Households battling to make homes safe amid warning flooding could continue

Flooding in Retford in Nottinghamshire on Sunday Credit: PA Wire/PA Images

Storm Babet has left at least four people dead and hundreds more homeless as the Environment Agency (EA) warned there could be more flooding this week.

Around 1,250 properties in England have been flooded while an estimated 30,000 properties have needed protection against rising water levels, the EA said.

The agency said more flood warnings are expected for some of the worst affected areas this week although severe flood warnings, meaning risk of death or serious injury, have been lifted.

Flooding along the River Severn in Shropshire Credit: Nick Potts/PA

Severe flood warnings in place on the River Derwent in Derby and on the River Idle in the East Midlands were lifted on Sunday.

The EA said: “River flooding will continue into Wednesday along the River Severn.

“Further flooding is possible from rivers and surface water on Tuesday and Wednesday for parts of England due to further heavy rain.”

The latest warning comes after 83-year-old Maureen Gilbert was found dead in her flooded home in Tapton Terrace, Chesterfield, Derbyshire, on Saturday morning.

Tapton Terrace in Chesterfield, Derbyshire, where Maureen Gilbert, 83, was found dead on Saturday Credit: Matthew Cooper/PA

Her son Paul Gilbert, who attempted to secure his mother’s home with flood defences, told Sky News he found her “floating in the water” on Saturday.

“I thought I had done enough with the flood defences, that are nearly four foot high, that she would be all right,” he said.

“I did not want to find my own mum and I expected somebody else to have found her.

“I go through so many different stages, anger, upset, I don’t know. I can’t put it into words what it means at the moment.”

Mrs Gilbert’s neighbours said 5ft of water had engulfed the inside of their properties “within minutes” of the River Rother bursting its banks.

Wendy Taylor died after being swept into the Water of Lee, Glen Esk, on Thursday Credit: Family handout/Police Scotland/PA

A woman who died after being swept into the Water of Lee, Glen Esk, on Thursday has been named as Wendy Taylor, 57.

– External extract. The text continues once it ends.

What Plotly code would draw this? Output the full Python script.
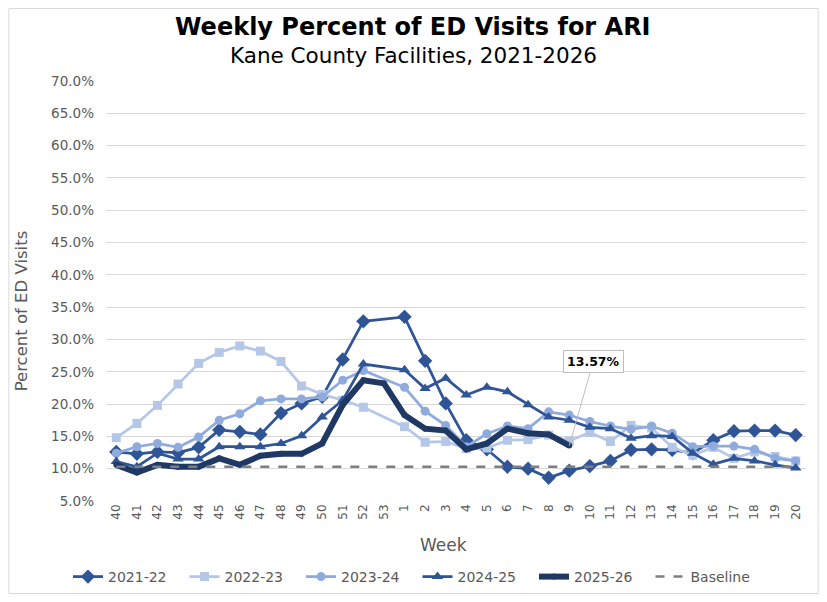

Mrs Taylor, who was described as “the beloved wife, best friend and soulmate in life to George, mother to James, Sally and Susanna and Granny to India and George”, was said to be “a ray of sunshine for everyone who was fortunate enough to know her” in a tribute issued through Police Scotland.

“We are absolutely heartbroken to lose Wendy in such tragic circumstances and are still struggling to come to terms with it. Wendy was a beautiful, kind, funny and caring person,” the statement said.

First Minister of Scotland Humza Yousaf will visit Brechin, Angus, on Monday to see where the River South Esk burst its banks and flooded dozens of homes last week.

Angus and Aberdeenshire were badly hit by the storm.

Derby City Council said record-breaking water levels had been seen in the River Derwent and warned that cleaning up after the floods could take several days.

Flooding in Powys in Wales Credit: Ben Birchall/PA

Met Office spokesman Dave Britton said those worst affected by the flooding caused by Storm Babet could see “a couple of quieter days”.

Mr Britton told the PA news agency more settled weather on Monday could allow some respite and a chance for recovery.

He added: “There is this pulse of rain moving its way north overnight later on Monday and into Tuesday, but the rest of the week does look like it remains rather unsettled with spells of rain at times.”

A 56-year-old driver died when a tree fell on his van near Forfar in Angus on Thursday while a man in his 60s died after getting caught in fast-flowing floodwater in the town of Cleobury Mortimer, Shropshire, on Friday.

A search was also under way in Aberdeenshire after a report of a man trapped in a vehicle in floodwater.